By the nature of their work, emergency services sector first responders (staff and volunteers) may be repeatedly exposed to difficult, stressful and traumatic events when directly responding to incidents, or indirectly through supporting their colleagues. Through these exposures our people are often at a higher risk of experiencing mental health issues or crisis.
In a review of the emergency services sector’s mental health strategy it was identified that there is extensive support and education in responding to traumatic events for our people through the South Australian Fire and Emergency Services Commissions’ (SAFECOM) Stress Prevention and Management (SPAM) Program.
However, the review also identified a critical training gap relating to our people not having the knowledge and skills:
To recognise the signs and symptoms of mental health problems
On the possible cause or risk factors for mental health problems.
In how to provide appropriate initial help and support to someone experiencing a mental health problem.

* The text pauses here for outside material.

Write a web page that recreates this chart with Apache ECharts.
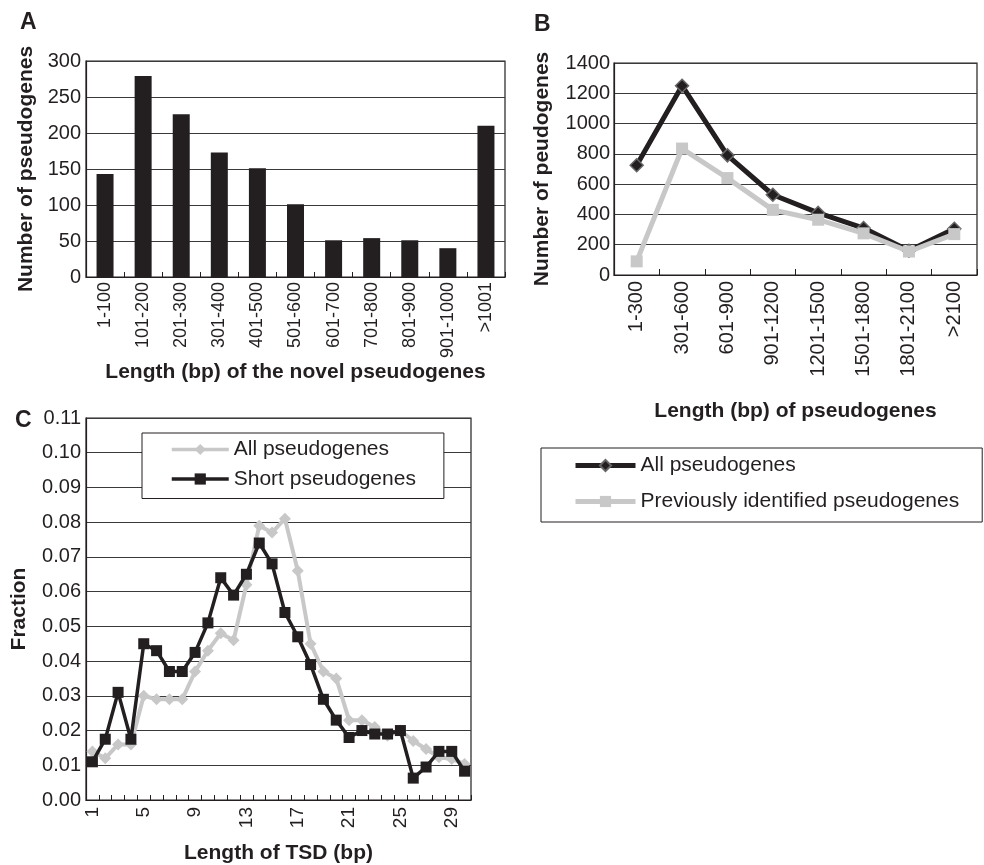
<!DOCTYPE html>
<html><head><meta charset="utf-8">
<script src="https://cdn.jsdelivr.net/npm/echarts@6/dist/echarts.min.js"></script>
<style>html,body{margin:0;padding:0;background:#fff}#c{width:984px;height:865px}</style>
</head><body><div id="c"></div>
<script>
// ---- Panel A data ----
const aCategories = ['1-100','101-200','201-300','301-400','401-500','501-600','601-700','701-800','801-900','901-1000','>1001'];
const aCounts = [143, 279, 226, 173, 151, 101, 51, 54, 51, 40, 210];
// ---- Panel B data ----
const bCategories = ['1-300','301-600','601-900','901-1200','1201-1500','1501-1800','1801-2100','>2100'];
const bAll = [725, 1250, 790, 530, 410, 310, 160, 305];
const bPrevious = [90, 835, 640, 430, 365, 275, 155, 270];
// ---- Panel C data ----
const cLengths = ['1','2','3','4','5','6','7','8','9','10','11','12','13','14','15','16','17','18','19','20','21','22','23','24','25','26','27','28','29','30'];
const cAll = [0.014,0.012,0.016,0.016,0.030,0.029,0.029,0.029,0.037,0.043,0.048,0.046,0.062,0.079,0.077,0.081,0.066,0.045,0.037,0.035,0.023,0.023,0.021,0.0185,0.020,0.017,0.0147,0.0123,0.0118,0.0104];
const cShort = [0.011,0.0175,0.031,0.0175,0.045,0.043,0.037,0.037,0.0425,0.051,0.064,0.059,0.065,0.074,0.068,0.054,0.047,0.039,0.029,0.023,0.018,0.020,0.019,0.019,0.020,0.0063,0.0095,0.014,0.014,0.0083];

const legendLabels = {
  bAll: 'All pseudogenes',
  bPrev: 'Previously identified pseudogenes',
  cAll: 'All pseudogenes',
  cShort: 'Short pseudogenes'
};

const INK = '#231f20';
const GRAY = '#c8c8c8';
const FONT = 'Liberation Sans';
const gridLine = { show: true, lineStyle: { color: '#3a3a3a', width: 1 } };
const axisLine = { show: true, lineStyle: { color: INK, width: 1.2 } };
const tickLabel = (size) => ({ color: INK, fontSize: size, fontFamily: FONT });
const titleStyle = { color: INK, fontSize: 21, fontWeight: 'bold', fontFamily: FONT };

const chart = echarts.init(document.getElementById('c'), null, { renderer: 'canvas' });

const option = {
  backgroundColor: '#fff',
  animation: false,
  title: [
    { text: 'A', left: 20, top: 11, padding: 0, textStyle: { color: INK, fontSize: 23, fontWeight: 'bold', fontFamily: FONT } },
    { text: 'B', left: 534, top: 13, padding: 0, textStyle: { color: INK, fontSize: 23, fontWeight: 'bold', fontFamily: FONT } },
    { text: 'C', left: 15, top: 409, padding: 0, textStyle: { color: INK, fontSize: 23, fontWeight: 'bold', fontFamily: FONT } }
  ],
  grid: [
    { left: 86, top: 61, width: 419, height: 216, show: true, borderColor: INK, borderWidth: 1.2, backgroundColor: 'transparent' },
    { left: 614, top: 63, width: 363, height: 212, show: true, borderColor: INK, borderWidth: 1.2, backgroundColor: 'transparent' },
    { left: 86, top: 418, width: 385, height: 385, show: true, borderColor: INK, borderWidth: 1.2, backgroundColor: 'transparent' }
  ],
  legend: [
    {
      orient: 'vertical', left: 541, top: 448,
      padding: [7, 23, 10, 32], itemGap: 15, itemWidth: 60, itemHeight: 14,
      borderColor: INK, borderWidth: 1, backgroundColor: '#fff',
      data: ['bAll', 'bPrev'],
      formatter: (n) => legendLabels[n],
      lineStyle: { width: 5 },
      textStyle: { color: INK, fontSize: 21, fontFamily: FONT }
    },
    {
      orient: 'vertical', left: 142, top: 433,
      padding: [6, 28, 9, 28], itemGap: 8.5, itemWidth: 57, itemHeight: 14,
      borderColor: INK, borderWidth: 1, backgroundColor: '#fff',
      data: ['cAll', 'cShort'],
      formatter: (n) => legendLabels[n],
      lineStyle: { width: 3.5 },
      textStyle: { color: INK, fontSize: 21, fontFamily: FONT }
    }
  ],
  xAxis: [
    {
      gridIndex: 0, type: 'category', data: aCategories,
      axisLine: axisLine,
      axisTick: { show: true, inside: true, length: 5, lineStyle: { color: INK } },
      axisLabel: Object.assign(tickLabel(18), { rotate: 90, interval: 0, margin: 5 }),
      name: 'Length (bp) of the novel pseudogenes', nameLocation: 'middle', nameGap: 84,
      nameTextStyle: titleStyle
    },
    {
      gridIndex: 1, type: 'category', data: bCategories,
      axisLine: axisLine,
      axisTick: { show: true, inside: true, length: 6, lineStyle: { color: INK } },
      axisLabel: Object.assign(tickLabel(20), { rotate: 90, interval: 0, margin: 6 }),
      name: 'Length (bp) of pseudogenes', nameLocation: 'middle', nameGap: 126,
      nameTextStyle: titleStyle
    },
    {
      gridIndex: 2, type: 'category', data: cLengths,
      axisLine: axisLine,
      axisTick: { show: true, inside: true, length: 5, interval: 0, lineStyle: { color: INK } },
      axisLabel: Object.assign(tickLabel(19), { rotate: 90, interval: 3, margin: 7 }),
      name: 'Length of TSD (bp)', nameLocation: 'middle', nameGap: 43,
      nameTextStyle: titleStyle
    }
  ],
  yAxis: [
    {
      gridIndex: 0, type: 'value', min: 0, max: 300, interval: 50,
      axisLine: axisLine, axisTick: { show: false },
      splitLine: gridLine,
      axisLabel: Object.assign(tickLabel(20), { margin: 5, formatter: (v) => String(v) }),
      name: 'Number of pseudogenes', nameLocation: 'middle', nameGap: 49, nameRotate: 90,
      nameTextStyle: titleStyle
    },
    {
      gridIndex: 1, type: 'value', min: 0, max: 1400, interval: 200,
      axisLine: axisLine, axisTick: { show: false },
      splitLine: gridLine,
      axisLabel: Object.assign(tickLabel(20), { margin: 4, formatter: (v) => String(v) }),
      name: 'Number of peudogenes', nameLocation: 'middle', nameGap: 61, nameRotate: 90,
      nameTextStyle: titleStyle
    },
    {
      gridIndex: 2, type: 'value', min: 0, max: 0.11, interval: 0.01,
      axisLine: axisLine, axisTick: { show: false },
      splitLine: gridLine,
      axisLabel: Object.assign(tickLabel(20), { margin: 5, formatter: (v) => v.toFixed(2) }),
      name: 'Fraction', nameLocation: 'middle', nameGap: 56, nameRotate: 90,
      nameTextStyle: titleStyle
    }
  ],
  series: [
    {
      name: 'aCounts', type: 'bar', xAxisIndex: 0, yAxisIndex: 0,
      data: aCounts, barWidth: 17, itemStyle: { color: INK }
    },
    {
      name: 'bAll', type: 'line', xAxisIndex: 1, yAxisIndex: 1, data: bAll,
      symbol: 'diamond', symbolSize: 13, z: 3, showAllSymbol: true,
      lineStyle: { color: INK, width: 5 },
      itemStyle: { color: INK, borderColor: '#666', borderWidth: 1.5 }
    },
    {
      name: 'bPrev', type: 'line', xAxisIndex: 1, yAxisIndex: 1, data: bPrevious,
      symbol: 'rect', symbolSize: 12, z: 4, showAllSymbol: true,
      lineStyle: { color: GRAY, width: 5 },
      itemStyle: { color: GRAY }
    },
    {
      name: 'cAll', type: 'line', xAxisIndex: 2, yAxisIndex: 2, data: cAll,
      symbol: 'diamond', symbolSize: 12, z: 3, showAllSymbol: true,
      lineStyle: { color: GRAY, width: 4 },
      itemStyle: { color: GRAY }
    },
    {
      name: 'cShort', type: 'line', xAxisIndex: 2, yAxisIndex: 2, data: cShort,
      symbol: 'rect', symbolSize: 11, z: 4, showAllSymbol: true,
      lineStyle: { color: INK, width: 3.5 },
      itemStyle: { color: INK }
    }
  ]
};
chart.setOption(option);
</script>
</body></html>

To deal with a mental health crisis until appropriate support arrives (i.e. SAPOL or SAAS). This may include suicidal behaviours, panic attack, stress reaction to trauma, threatening psychotic behaviour (which may be drug or alcohol induced).
These skills are critical to our people, especially those who are geographically isolated and may have to wait longer for support agencies to arrive when someone is experiencing a mental health crisis.
In order to address I have become an accredited trainers t0 assist in the facilitation Mental Health First Aid Training state-wide for the SA Country Fire Service, State Emergency Service and Volunteer Marine Rescue.